One of the wisest and most thoughtful observations General Clark made was on his last visit here to New Hamshire at the end of the primary. Those of us who had volunteered for him at the beginning were called to come again to Concord on the morning John Kerry announced his Vice President. We thought it would be Wes Clark, but on the radio on the way down, we learned it was to be John Edwards. The primary had passed, and as it was at the beginning, again there were few in attendance. General Clark encouraged us to go out and work for Kerry and Edwards in this most critical election.
And this is what he said to us: “The Bush administration does not really represent the will of the American people. But if he is reelected, in five years it will.”
It was a chilling though and a lucid observation of cultural passages as they trail through political opinion and processes.
It came to mind yesterday morning reading about President Bush’s attempt to “redefine” treatment of prisoners and pass legislation that would create special military tribunals to try terrorist suspects and continue secret interrogations in clandestine prisons abroad.
Colin Powell said, in support of Senator McCain, “the world is beginning to doubt the moral basis of our fight against terrorism.”
The world at large and here at home, for these comments reflect us as well, as we have come to doubt our own moral basis. And if this is what we have become, we have failed ourselves and failed our Republic.
Powell’s comments were amplified as the night before we had watched the terrific and instructional movie Black Hawk Down, about American soldiers on a UN mission to Mogadishu; humiliated, broken and shot to bloody pieces. It was the same Mogadishu where my state department friend had seen pictures of Jack and Jackie Kennedy in huts and shops 30 years before.
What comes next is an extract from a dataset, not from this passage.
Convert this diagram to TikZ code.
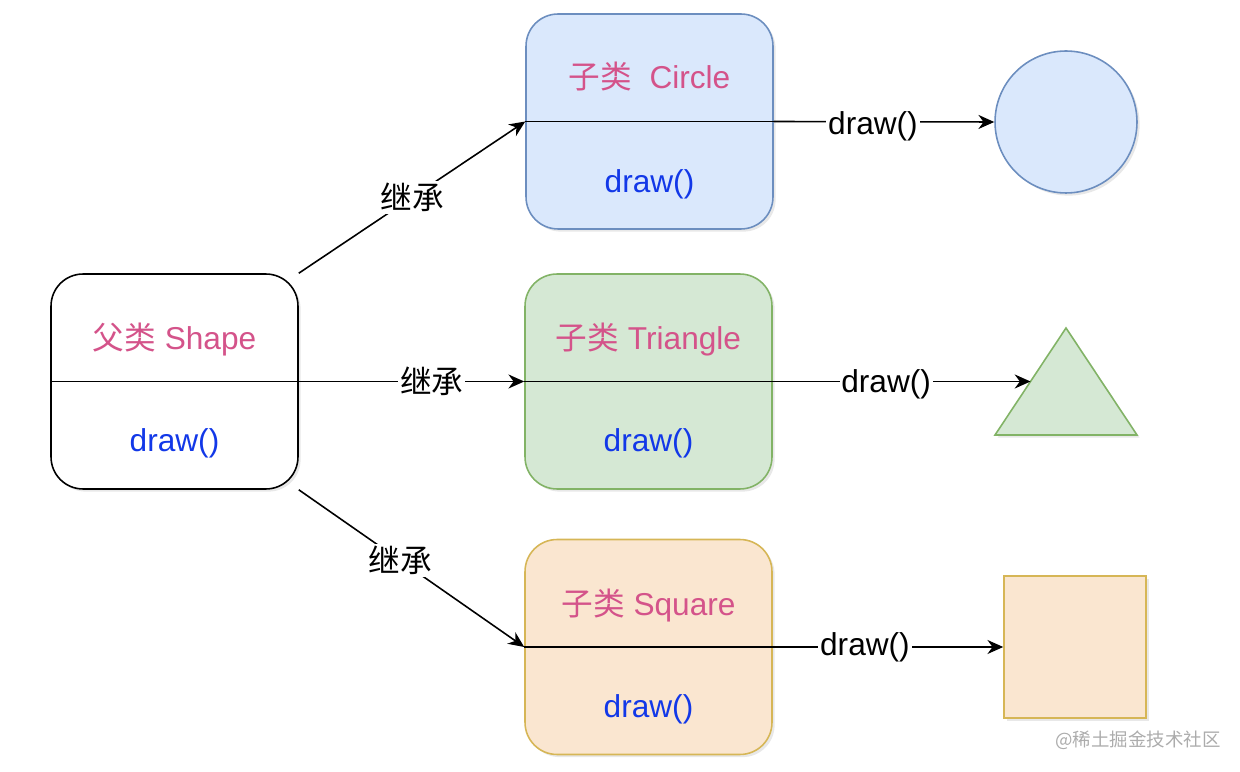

From then to now a process can be seen; one of retreat, one of arrogance, one of incompetence and one of hubris. The Somalian tragedy in hindsight began to look like Khartoum as it was to the Brits; the end of a power arc in world history which left Victoria’s Imperial England running in naked terror from the end of a spear. Jack Kennedy carried a flame cupped in his hands to these same places where we were welcomed, trusted and cheered.
Today the path seems open to McCain, who wants the Presidency badly. And that is good for the country as it will repudiate the Republicans who have brought us shame and disgrace at home and suffering abroad. But if generational theory is correct, and in hindsight it always has been, the thing that is supposed to happen at the critical turning point never does and we get something else entirely different and unexpected instead.
We are at such a critical historical juncture now. In times like this, just when we go looking for the new Eisenhower, we get Jack Kennedy instead; just when we go looking for the new John Wayne instead we get Luke Skywalker; just when we hope to see the new Pope John Paul appear among us, we get instead the Dalai Lama. It is then that the least expected happens. It is then that a lone, undernourished troubadour with a Biblical bent and the fire of free youth will change the world overnight simply by putting aside a wooden guitar for an electric one, and a whole new generation of men will put down their swords and grow their beards. It appears as an anomaly and it comes in the night like something out of Revelation; suddenly a Strong Man; suddenly Woodstock; suddenly a Hollywood actor turned politician; suddenly a Georgia Sunday School teacher and peanut farmer turned President; suddenly a Southern General. And everything moves forward from that moment, and everything which came before is suddenly forgotten.